◆ Written instruction:
Copy everything in the data below exactly except the pictures.

◆ Information shown:
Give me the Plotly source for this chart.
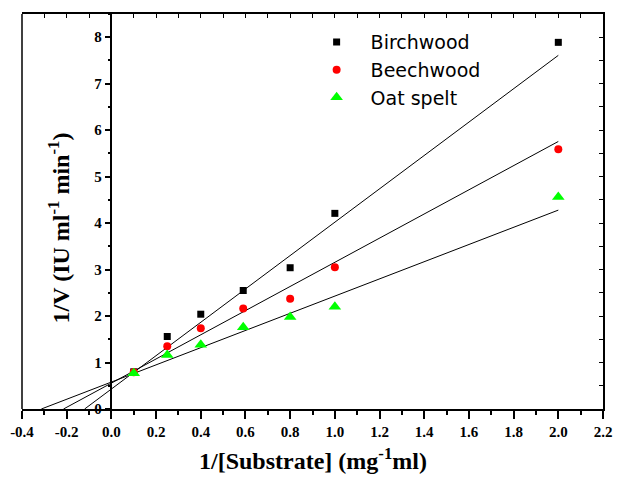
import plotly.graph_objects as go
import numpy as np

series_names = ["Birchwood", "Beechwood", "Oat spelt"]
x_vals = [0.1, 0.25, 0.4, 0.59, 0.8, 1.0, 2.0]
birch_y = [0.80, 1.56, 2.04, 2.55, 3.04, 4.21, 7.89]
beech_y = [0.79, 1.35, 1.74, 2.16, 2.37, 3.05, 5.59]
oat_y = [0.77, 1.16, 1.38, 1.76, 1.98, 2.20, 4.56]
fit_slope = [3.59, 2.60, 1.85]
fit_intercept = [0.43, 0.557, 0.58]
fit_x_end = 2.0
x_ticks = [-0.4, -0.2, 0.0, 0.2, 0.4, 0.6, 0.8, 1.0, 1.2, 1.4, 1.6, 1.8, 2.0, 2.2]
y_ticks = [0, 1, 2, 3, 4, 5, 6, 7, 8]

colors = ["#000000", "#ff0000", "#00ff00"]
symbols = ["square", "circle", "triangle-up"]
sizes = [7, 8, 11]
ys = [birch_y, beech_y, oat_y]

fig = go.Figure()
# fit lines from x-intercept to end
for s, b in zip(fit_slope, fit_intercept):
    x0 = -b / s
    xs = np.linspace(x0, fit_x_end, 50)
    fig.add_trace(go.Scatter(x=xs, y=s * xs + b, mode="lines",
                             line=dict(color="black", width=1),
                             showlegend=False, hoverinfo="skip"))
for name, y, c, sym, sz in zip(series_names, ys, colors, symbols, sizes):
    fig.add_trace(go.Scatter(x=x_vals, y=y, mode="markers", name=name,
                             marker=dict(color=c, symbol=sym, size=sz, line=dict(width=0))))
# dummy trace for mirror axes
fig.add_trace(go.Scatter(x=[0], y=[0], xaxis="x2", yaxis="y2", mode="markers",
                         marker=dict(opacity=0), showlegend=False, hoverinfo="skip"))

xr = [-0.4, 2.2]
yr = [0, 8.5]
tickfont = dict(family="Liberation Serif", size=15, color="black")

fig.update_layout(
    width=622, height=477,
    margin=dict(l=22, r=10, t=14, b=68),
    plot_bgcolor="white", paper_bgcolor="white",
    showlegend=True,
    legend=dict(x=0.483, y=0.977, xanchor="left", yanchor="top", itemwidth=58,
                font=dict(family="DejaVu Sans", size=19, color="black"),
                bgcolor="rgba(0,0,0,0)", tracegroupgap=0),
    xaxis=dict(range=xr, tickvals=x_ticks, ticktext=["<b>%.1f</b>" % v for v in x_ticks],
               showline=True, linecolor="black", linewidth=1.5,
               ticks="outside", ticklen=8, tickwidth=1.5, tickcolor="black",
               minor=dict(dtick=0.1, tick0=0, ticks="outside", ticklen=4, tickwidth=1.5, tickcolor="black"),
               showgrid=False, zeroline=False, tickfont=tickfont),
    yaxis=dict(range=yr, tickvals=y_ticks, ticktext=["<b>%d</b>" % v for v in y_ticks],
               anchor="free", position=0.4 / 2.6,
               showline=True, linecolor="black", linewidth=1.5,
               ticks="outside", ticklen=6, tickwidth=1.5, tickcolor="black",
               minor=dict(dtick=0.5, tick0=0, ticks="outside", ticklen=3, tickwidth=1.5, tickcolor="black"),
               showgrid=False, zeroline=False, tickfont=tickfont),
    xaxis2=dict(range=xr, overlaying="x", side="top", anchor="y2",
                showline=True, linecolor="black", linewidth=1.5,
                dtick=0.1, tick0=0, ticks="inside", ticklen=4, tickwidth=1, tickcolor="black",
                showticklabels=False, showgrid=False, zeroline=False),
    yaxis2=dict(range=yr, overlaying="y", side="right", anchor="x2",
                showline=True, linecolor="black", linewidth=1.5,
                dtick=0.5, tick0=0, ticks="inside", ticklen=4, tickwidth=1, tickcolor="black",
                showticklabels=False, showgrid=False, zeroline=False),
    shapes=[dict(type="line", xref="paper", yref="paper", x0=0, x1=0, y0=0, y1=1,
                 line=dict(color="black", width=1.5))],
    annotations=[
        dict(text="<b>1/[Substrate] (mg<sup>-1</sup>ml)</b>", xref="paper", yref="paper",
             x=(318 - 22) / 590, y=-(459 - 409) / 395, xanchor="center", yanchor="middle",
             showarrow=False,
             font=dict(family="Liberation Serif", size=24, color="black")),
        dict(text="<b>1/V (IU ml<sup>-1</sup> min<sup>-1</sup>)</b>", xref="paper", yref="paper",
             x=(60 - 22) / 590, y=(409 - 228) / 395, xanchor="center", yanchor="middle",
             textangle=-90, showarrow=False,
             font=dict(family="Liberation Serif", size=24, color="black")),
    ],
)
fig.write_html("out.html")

◆ Problem solution:
Give me the Plotly source for this chart.
import plotly.graph_objects as go
import numpy as np

series_names = ["Birchwood", "Beechwood", "Oat spelt"]
x_vals = [0.1, 0.25, 0.4, 0.59, 0.8, 1.0, 2.0]
birch_y = [0.80, 1.56, 2.04, 2.55, 3.04, 4.21, 7.89]
beech_y = [0.79, 1.35, 1.74, 2.16, 2.37, 3.05, 5.59]
oat_y = [0.77, 1.16, 1.38, 1.76, 1.98, 2.20, 4.56]
fit_slope = [3.59, 2.60, 1.85]
fit_intercept = [0.43, 0.557, 0.58]
fit_x_end = 2.0
x_ticks = [-0.4, -0.2, 0.0, 0.2, 0.4, 0.6, 0.8, 1.0, 1.2, 1.4, 1.6, 1.8, 2.0, 2.2]
y_ticks = [0, 1, 2, 3, 4, 5, 6, 7, 8]

colors = ["#000000", "#ff0000", "#00ff00"]
symbols = ["square", "circle", "triangle-up"]
sizes = [7, 8, 11]
ys = [birch_y, beech_y, oat_y]

fig = go.Figure()
# fit lines from x-intercept to end
for s, b in zip(fit_slope, fit_intercept):
    x0 = -b / s
    xs = np.linspace(x0, fit_x_end, 50)
    fig.add_trace(go.Scatter(x=xs, y=s * xs + b, mode="lines",
                             line=dict(color="black", width=1),
                             showlegend=False, hoverinfo="skip"))
for name, y, c, sym, sz in zip(series_names, ys, colors, symbols, sizes):
    fig.add_trace(go.Scatter(x=x_vals, y=y, mode="markers", name=name,
                             marker=dict(color=c, symbol=sym, size=sz, line=dict(width=0))))
# dummy trace for mirror axes
fig.add_trace(go.Scatter(x=[0], y=[0], xaxis="x2", yaxis="y2", mode="markers",
                         marker=dict(opacity=0), showlegend=False, hoverinfo="skip"))

xr = [-0.4, 2.2]
yr = [0, 8.5]
tickfont = dict(family="Liberation Serif", size=15, color="black")

fig.update_layout(
    width=622, height=477,
    margin=dict(l=22, r=10, t=14, b=68),
    plot_bgcolor="white", paper_bgcolor="white",
    showlegend=True,
    legend=dict(x=0.483, y=0.977, xanchor="left", yanchor="top", itemwidth=58,
                font=dict(family="DejaVu Sans", size=19, color="black"),
                bgcolor="rgba(0,0,0,0)", tracegroupgap=0),
    xaxis=dict(range=xr, tickvals=x_ticks, ticktext=["<b>%.1f</b>" % v for v in x_ticks],
               showline=True, linecolor="black", linewidth=1.5,
               ticks="outside", ticklen=8, tickwidth=1.5, tickcolor="black",
               minor=dict(dtick=0.1, tick0=0, ticks="outside", ticklen=4, tickwidth=1.5, tickcolor="black"),
               showgrid=False, zeroline=False, tickfont=tickfont),
    yaxis=dict(range=yr, tickvals=y_ticks, ticktext=["<b>%d</b>" % v for v in y_ticks],
               anchor="free", position=0.4 / 2.6,
               showline=True, linecolor="black", linewidth=1.5,
               ticks="outside", ticklen=6, tickwidth=1.5, tickcolor="black",
               minor=dict(dtick=0.5, tick0=0, ticks="outside", ticklen=3, tickwidth=1.5, tickcolor="black"),
               showgrid=False, zeroline=False, tickfont=tickfont),
    xaxis2=dict(range=xr, overlaying="x", side="top", anchor="y2",
                showline=True, linecolor="black", linewidth=1.5,
                dtick=0.1, tick0=0, ticks="inside", ticklen=4, tickwidth=1, tickcolor="black",
                showticklabels=False, showgrid=False, zeroline=False),
    yaxis2=dict(range=yr, overlaying="y", side="right", anchor="x2",
                showline=True, linecolor="black", linewidth=1.5,
                dtick=0.5, tick0=0, ticks="inside", ticklen=4, tickwidth=1, tickcolor="black",
                showticklabels=False, showgrid=False, zeroline=False),
    shapes=[dict(type="line", xref="paper", yref="paper", x0=0, x1=0, y0=0, y1=1,
                 line=dict(color="black", width=1.5))],
    annotations=[
        dict(text="<b>1/[Substrate] (mg<sup>-1</sup>ml)</b>", xref="paper", yref="paper",
             x=(318 - 22) / 590, y=-(459 - 409) / 395, xanchor="center", yanchor="middle",
             showarrow=False,
             font=dict(family="Liberation Serif", size=24, color="black")),
        dict(text="<b>1/V (IU ml<sup>-1</sup> min<sup>-1</sup>)</b>", xref="paper", yref="paper",
             x=(60 - 22) / 590, y=(409 - 228) / 395, xanchor="center", yanchor="middle",
             textangle=-90, showarrow=False,
             font=dict(family="Liberation Serif", size=24, color="black")),
    ],
)
fig.write_html("out.html")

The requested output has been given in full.